Hauschka is the alias for German composer Volker Bertelmann and he’s made a career out of jamming all sorts of things into his piano. He’s wedged pieces of leather, felt or rubber between the piano strings, wrapped aluminium foil around the hammers, placed small objects on the strings, or joined them together with guitar strings or adhesive tape. The technique is called the prepared piano, and Hauschka is not the first to have come up with the idea. However, on his paradoxically haunting and joyful new album Abandoned City – most of the song titles are named after real-life ghost towns – the effect is startling.
The album is an amalgamation of electronica-y dance material mixed in with a bit of classical stylings. I first heard this record after seeing the recent Spike Jonze film Her, and the album was almost a continuation of that soundtrack, deeply meditative and affecting and melancholic, but with a hint of hopefulness to the proceedings. And despite the artist’s penchant for fussing around with his musical instrument of choice, the effect is not quite as jarring as you would think. Abandoned City is a fairly straight-forward LP, with a lot of the gussing about pushed into the background, or to a point where you might not readily notice it unless you’re paying apt attention, with songcraft rising to the fore.
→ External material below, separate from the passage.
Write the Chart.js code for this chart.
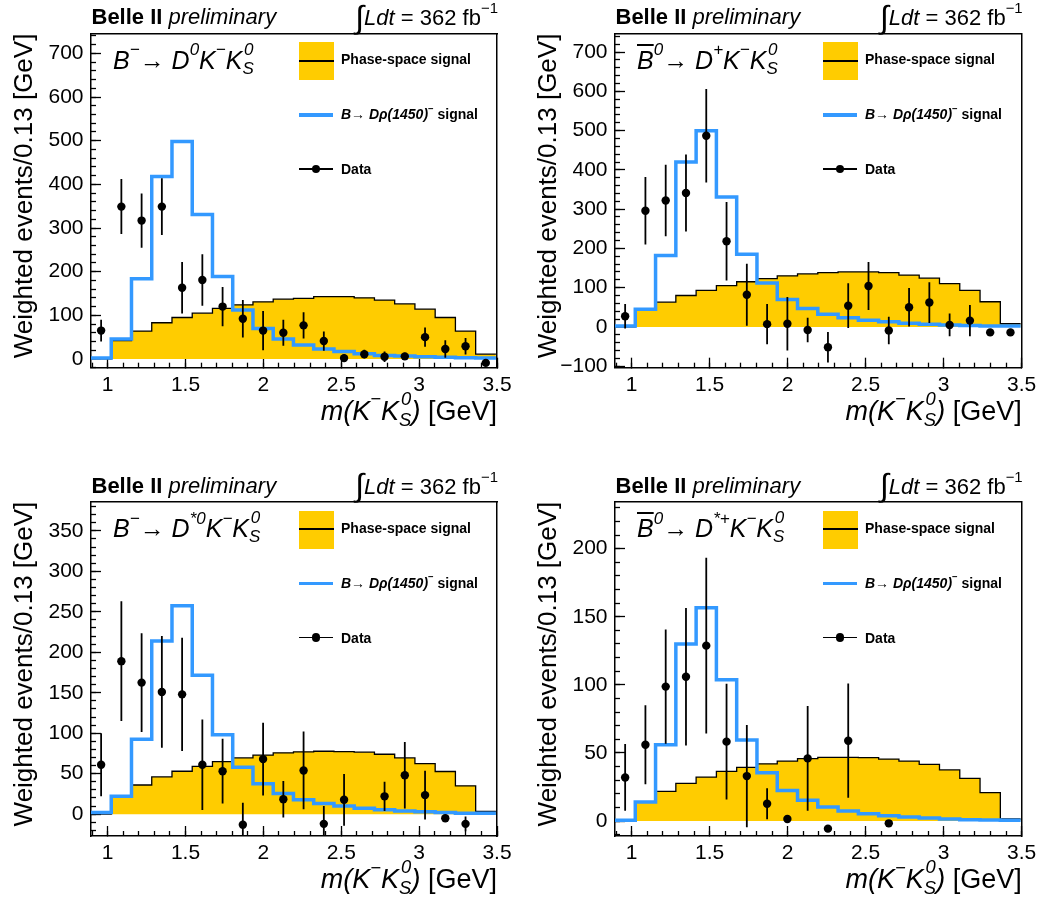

Even though the cover art is a bit on the clichéd side – after recent records by the Stranger and Godspeed You! Black Emperor with abandoned or rundown buildings on the front – the contents within this record are anything but, unless, of course, you consider Hauschka to be a pretender and not an originator. I recently saw some pictures, as well, of the abandoned and run down past Olympic sites, and you’d have a wooden bobsled track that was all warped and falling to shreds, but in the midst of all this decay, flowers and weeds would be growing. This juxtaposition of differences is what Hauschka, with a great deal of effort and force, captures so well on Abandoned City.
Opening cut “Elizabeth Bay” is a reinvention of Richard Wagner’s “Flying Dutchman”, one of the album’s nods toward classical music, and it begins with thudding piano bass notes that sound almost like plucked strings, while a higher register piano line wafts in. The effect is both futuristic and past-looking. As the song continues, the notes on the lower part of the piano thud and pulsate while clicking noises build up, as the song reaches a crescendo. It is staggering to listen to. “Pripyat”, which follows and the longest piece here at more than seven minutes, careens wildly with the sounds of a pirate ship seemingly docking into a bay, as all sorts of multi-tracked sound effects enter into the piece gracefully. A bouncy piano line gets added to the piece, and it feels as though Haschka is hammering the strings, playing with all sorts of wild abandon. And then, the song takes a turn, becoming more quiet and reserved, with all of its clamoring energy dialled down a bit. “Thames Town” has an almost salsa or samba feel to it, and it sashays as it moves along. You may want to dance to it.
“Who Lived Here?”, meanwhile, takes the temperature down a notch, adding in strings and woodwinds, and this one of the album’s most naked and tender moments. A tear may run down your eye. “Agdam”, meanwhile, almost seems like a more aggressive reading of the Chariots of Fire theme, and might just be the most affecting thing to be found on the album, in terms of offering up something that feels monumental and experimental. “Sanzhi Pod City” has a memorable piano line that sounds remotely like, again, plucked strings, while all sorts of shaking and percussive hiccups meander on in the background. “Craco” is another lilting piano ballad, with seemingly no fiddling around on the instrument with prepared piano pieces, and it is stunningly gorgeous. “Bakersville”, on the other hand, pulsates with menacing energy as Hauschka plays a lilting melody as though his life depended on it. There’s a real sense of musicianship and craft to be had on this album, and, as much as the artist is mucking about with his instrument, there’s dynamics and tonal shifts that cause the album to zig-zag and play with your expectations.
Abandoned City is an interesting and thoughtful album that effectively marries different emotions, when all is said and done. It doesn’t quite hang together as a conceptual piece perhaps as well as it should, with the artist taking various sorts of stylistic detours, and album ender “Stromness” seems to leave the record, as a whole, hanging by a thread. Still, this is a worthwhile addition for anyone even remotely interested in modern classical styles, and even though Hauschka is hardly the first person to stick something into his piano, there’s still enough here to chew on, and, unless you’ve been following the likes of John Cage and the ilk, Abandoned City contains something different and yet familiar – the marriage of experimentation with straight-forwardness might not be quite what you’ve heard before.
And what this long player does very well is convey feeling through music, and it’s a treat to listen and try to figure out how Hauschka is coaxing his sounds out of his instrument(s). At times sounding rough and foreboding, and at times gentle and contemplative, sometimes all within the same song, Abandoned City is a concept that is invigorating to listen to, and the push and pull between various strands might leave you, at times, feeling utterly and completely and totally breathless.